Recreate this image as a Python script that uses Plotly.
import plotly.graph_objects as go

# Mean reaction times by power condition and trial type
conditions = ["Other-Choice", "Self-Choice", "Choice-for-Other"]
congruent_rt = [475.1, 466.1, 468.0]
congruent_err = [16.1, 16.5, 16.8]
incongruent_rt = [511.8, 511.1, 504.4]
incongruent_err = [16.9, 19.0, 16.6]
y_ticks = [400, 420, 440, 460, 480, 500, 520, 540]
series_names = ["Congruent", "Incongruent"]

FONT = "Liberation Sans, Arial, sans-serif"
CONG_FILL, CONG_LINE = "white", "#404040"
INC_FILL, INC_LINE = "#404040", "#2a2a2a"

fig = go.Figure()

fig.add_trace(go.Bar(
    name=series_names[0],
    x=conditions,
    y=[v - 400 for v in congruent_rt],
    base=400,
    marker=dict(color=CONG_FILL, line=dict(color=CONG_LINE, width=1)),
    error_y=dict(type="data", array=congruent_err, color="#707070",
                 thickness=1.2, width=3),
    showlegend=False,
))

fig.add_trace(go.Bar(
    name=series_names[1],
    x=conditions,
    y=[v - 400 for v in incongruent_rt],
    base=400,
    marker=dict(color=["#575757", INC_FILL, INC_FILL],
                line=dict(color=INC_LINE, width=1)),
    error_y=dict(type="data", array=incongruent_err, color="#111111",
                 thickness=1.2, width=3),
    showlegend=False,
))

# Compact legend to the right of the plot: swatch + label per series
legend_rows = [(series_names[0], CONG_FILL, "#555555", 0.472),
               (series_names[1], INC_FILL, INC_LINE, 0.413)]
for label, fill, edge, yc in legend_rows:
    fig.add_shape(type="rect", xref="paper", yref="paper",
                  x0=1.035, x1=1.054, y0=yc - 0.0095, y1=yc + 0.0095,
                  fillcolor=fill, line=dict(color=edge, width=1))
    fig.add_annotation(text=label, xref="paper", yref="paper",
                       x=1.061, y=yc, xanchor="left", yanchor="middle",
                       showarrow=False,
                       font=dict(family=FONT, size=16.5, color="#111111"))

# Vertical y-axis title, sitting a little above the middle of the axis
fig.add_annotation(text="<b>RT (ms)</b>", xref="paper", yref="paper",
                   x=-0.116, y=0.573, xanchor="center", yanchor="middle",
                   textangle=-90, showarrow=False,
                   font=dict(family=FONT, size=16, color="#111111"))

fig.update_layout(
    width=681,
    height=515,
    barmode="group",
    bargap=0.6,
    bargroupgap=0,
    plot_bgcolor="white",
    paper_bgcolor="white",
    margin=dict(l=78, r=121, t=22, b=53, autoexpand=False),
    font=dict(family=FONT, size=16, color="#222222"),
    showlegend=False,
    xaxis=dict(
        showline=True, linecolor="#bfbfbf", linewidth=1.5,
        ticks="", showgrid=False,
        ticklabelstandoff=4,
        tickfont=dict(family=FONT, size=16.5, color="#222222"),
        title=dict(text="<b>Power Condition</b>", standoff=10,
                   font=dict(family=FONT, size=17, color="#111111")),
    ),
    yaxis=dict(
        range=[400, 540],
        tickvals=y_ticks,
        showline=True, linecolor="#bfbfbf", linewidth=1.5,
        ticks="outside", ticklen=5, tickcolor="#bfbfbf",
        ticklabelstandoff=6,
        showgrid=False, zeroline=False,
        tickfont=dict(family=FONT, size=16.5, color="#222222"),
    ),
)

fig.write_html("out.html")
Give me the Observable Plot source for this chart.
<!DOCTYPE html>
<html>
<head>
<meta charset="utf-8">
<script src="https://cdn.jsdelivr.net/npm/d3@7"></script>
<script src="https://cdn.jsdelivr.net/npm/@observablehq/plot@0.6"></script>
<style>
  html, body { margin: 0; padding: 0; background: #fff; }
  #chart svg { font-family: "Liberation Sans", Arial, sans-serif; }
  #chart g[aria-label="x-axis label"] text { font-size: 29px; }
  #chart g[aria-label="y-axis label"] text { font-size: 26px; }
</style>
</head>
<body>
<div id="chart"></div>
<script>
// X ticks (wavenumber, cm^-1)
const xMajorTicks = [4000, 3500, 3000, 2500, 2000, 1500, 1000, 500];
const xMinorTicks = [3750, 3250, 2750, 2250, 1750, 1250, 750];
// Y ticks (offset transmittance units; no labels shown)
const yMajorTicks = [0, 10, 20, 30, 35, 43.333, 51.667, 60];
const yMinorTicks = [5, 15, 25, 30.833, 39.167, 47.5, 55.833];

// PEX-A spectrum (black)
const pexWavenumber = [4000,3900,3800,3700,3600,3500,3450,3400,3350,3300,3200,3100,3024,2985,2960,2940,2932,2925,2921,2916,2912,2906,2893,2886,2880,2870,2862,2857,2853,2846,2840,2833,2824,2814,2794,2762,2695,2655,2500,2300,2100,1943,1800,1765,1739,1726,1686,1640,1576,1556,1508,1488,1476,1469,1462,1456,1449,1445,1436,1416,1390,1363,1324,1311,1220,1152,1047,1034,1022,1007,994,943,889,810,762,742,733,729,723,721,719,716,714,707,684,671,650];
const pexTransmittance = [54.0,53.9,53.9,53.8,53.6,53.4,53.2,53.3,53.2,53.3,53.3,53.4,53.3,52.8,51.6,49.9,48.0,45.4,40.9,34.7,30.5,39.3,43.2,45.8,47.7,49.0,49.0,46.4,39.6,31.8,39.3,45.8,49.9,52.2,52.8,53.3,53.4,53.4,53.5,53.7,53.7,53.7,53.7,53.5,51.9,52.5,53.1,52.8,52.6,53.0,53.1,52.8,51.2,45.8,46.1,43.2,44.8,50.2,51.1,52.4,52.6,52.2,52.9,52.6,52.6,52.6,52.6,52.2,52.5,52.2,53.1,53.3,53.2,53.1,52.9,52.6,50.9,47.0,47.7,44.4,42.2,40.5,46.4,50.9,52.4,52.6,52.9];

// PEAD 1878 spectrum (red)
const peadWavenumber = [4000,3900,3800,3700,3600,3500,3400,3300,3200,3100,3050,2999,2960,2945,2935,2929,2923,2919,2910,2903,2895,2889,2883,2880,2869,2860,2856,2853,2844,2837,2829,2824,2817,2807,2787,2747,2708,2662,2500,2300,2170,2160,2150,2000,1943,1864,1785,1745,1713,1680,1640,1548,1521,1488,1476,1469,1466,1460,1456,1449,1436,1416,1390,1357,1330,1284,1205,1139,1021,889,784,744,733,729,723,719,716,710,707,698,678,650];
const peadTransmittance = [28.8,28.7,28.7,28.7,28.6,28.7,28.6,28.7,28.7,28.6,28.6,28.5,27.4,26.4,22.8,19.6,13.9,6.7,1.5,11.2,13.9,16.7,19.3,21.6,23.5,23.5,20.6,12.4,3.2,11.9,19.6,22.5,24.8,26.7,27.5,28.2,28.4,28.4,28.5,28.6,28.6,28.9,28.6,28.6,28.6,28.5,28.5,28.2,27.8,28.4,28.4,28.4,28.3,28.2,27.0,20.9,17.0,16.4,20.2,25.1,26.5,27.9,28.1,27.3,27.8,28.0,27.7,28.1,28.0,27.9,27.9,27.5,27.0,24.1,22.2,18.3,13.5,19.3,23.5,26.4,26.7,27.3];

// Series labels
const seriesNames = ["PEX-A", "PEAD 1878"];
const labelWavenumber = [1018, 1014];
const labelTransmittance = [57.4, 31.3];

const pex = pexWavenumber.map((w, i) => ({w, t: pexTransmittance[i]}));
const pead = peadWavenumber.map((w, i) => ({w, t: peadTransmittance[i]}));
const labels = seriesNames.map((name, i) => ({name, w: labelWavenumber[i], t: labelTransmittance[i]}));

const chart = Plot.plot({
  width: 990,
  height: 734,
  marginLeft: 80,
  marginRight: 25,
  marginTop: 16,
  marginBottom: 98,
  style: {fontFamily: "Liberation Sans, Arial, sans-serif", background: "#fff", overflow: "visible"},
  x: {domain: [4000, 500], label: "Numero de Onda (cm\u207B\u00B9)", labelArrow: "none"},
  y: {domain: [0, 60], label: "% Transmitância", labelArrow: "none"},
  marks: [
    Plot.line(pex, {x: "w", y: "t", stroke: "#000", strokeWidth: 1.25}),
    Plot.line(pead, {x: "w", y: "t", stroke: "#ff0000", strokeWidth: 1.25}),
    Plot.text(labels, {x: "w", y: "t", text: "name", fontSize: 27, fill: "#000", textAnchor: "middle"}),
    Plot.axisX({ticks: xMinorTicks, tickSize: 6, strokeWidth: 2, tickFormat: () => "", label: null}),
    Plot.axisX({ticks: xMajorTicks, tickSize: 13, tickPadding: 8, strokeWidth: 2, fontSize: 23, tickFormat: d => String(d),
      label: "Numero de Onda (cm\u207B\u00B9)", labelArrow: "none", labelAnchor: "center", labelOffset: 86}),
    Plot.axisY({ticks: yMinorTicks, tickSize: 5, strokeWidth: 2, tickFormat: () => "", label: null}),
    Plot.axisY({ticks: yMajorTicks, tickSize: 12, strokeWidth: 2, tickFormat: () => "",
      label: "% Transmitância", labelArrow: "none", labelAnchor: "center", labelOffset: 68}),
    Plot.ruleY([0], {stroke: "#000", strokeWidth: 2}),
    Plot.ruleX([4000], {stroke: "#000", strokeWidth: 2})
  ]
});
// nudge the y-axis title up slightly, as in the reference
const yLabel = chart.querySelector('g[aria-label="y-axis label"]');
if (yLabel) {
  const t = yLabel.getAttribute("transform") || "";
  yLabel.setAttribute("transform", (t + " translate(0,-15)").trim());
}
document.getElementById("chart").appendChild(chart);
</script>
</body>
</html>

[WORK TO DO]
Exactly repeat the lines above, from the opening line through the one with "import plotly.graph_objects as go", and include nothing else.

[RIGHT ANSWER]
Recreate this image as a Python script that uses Plotly.
import plotly.graph_objects as go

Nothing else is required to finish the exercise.